- What you should do -
Begin at the first line below and copy each line exactly, ending with the line where "[head] (subtitle) at" appears.

- Provided data -
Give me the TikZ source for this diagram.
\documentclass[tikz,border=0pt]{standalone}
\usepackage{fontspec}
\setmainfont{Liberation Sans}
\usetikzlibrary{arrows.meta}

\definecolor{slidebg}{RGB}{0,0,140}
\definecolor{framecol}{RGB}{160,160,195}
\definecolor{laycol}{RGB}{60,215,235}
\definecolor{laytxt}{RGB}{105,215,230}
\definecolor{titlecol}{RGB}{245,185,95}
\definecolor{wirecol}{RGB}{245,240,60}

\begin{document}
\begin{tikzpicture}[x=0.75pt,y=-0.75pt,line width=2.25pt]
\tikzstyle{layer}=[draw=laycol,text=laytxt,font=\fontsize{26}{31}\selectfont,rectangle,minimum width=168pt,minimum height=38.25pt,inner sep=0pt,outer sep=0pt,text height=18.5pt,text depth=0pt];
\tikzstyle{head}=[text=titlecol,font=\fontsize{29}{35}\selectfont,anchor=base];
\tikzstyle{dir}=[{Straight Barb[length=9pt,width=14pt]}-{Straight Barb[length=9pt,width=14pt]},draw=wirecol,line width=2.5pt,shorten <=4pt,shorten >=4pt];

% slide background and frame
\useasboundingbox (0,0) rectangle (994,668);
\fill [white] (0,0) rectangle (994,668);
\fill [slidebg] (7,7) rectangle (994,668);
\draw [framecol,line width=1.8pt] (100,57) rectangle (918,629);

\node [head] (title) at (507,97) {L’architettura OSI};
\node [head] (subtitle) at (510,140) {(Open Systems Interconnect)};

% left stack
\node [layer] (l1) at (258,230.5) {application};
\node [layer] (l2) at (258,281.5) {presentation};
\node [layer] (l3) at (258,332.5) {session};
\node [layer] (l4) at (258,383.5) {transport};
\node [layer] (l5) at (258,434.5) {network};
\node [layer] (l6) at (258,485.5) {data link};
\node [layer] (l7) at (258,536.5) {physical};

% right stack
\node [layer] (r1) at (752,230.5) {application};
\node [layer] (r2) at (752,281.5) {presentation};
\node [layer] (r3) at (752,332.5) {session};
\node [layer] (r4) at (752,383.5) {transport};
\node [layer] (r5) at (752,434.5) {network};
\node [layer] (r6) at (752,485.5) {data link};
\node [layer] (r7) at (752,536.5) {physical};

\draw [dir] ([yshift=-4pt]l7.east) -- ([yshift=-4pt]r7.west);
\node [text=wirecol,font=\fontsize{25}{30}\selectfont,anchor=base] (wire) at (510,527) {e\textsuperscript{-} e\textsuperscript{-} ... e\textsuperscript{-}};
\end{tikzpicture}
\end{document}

- The completed task -
Give me the TikZ source for this diagram.
\documentclass[tikz,border=0pt]{standalone}
\usepackage{fontspec}
\setmainfont{Liberation Sans}
\usetikzlibrary{arrows.meta}

\definecolor{slidebg}{RGB}{0,0,140}
\definecolor{framecol}{RGB}{160,160,195}
\definecolor{laycol}{RGB}{60,215,235}
\definecolor{laytxt}{RGB}{105,215,230}
\definecolor{titlecol}{RGB}{245,185,95}
\definecolor{wirecol}{RGB}{245,240,60}

\begin{document}
\begin{tikzpicture}[x=0.75pt,y=-0.75pt,line width=2.25pt]
\tikzstyle{layer}=[draw=laycol,text=laytxt,font=\fontsize{26}{31}\selectfont,rectangle,minimum width=168pt,minimum height=38.25pt,inner sep=0pt,outer sep=0pt,text height=18.5pt,text depth=0pt];
\tikzstyle{head}=[text=titlecol,font=\fontsize{29}{35}\selectfont,anchor=base];
\tikzstyle{dir}=[{Straight Barb[length=9pt,width=14pt]}-{Straight Barb[length=9pt,width=14pt]},draw=wirecol,line width=2.5pt,shorten <=4pt,shorten >=4pt];

% slide background and frame
\useasboundingbox (0,0) rectangle (994,668);
\fill [white] (0,0) rectangle (994,668);
\fill [slidebg] (7,7) rectangle (994,668);
\draw [framecol,line width=1.8pt] (100,57) rectangle (918,629);

\node [head] (title) at (507,97) {L’architettura OSI};
\node [head] (subtitle) at (510,140) {(Open Systems Interconnect)};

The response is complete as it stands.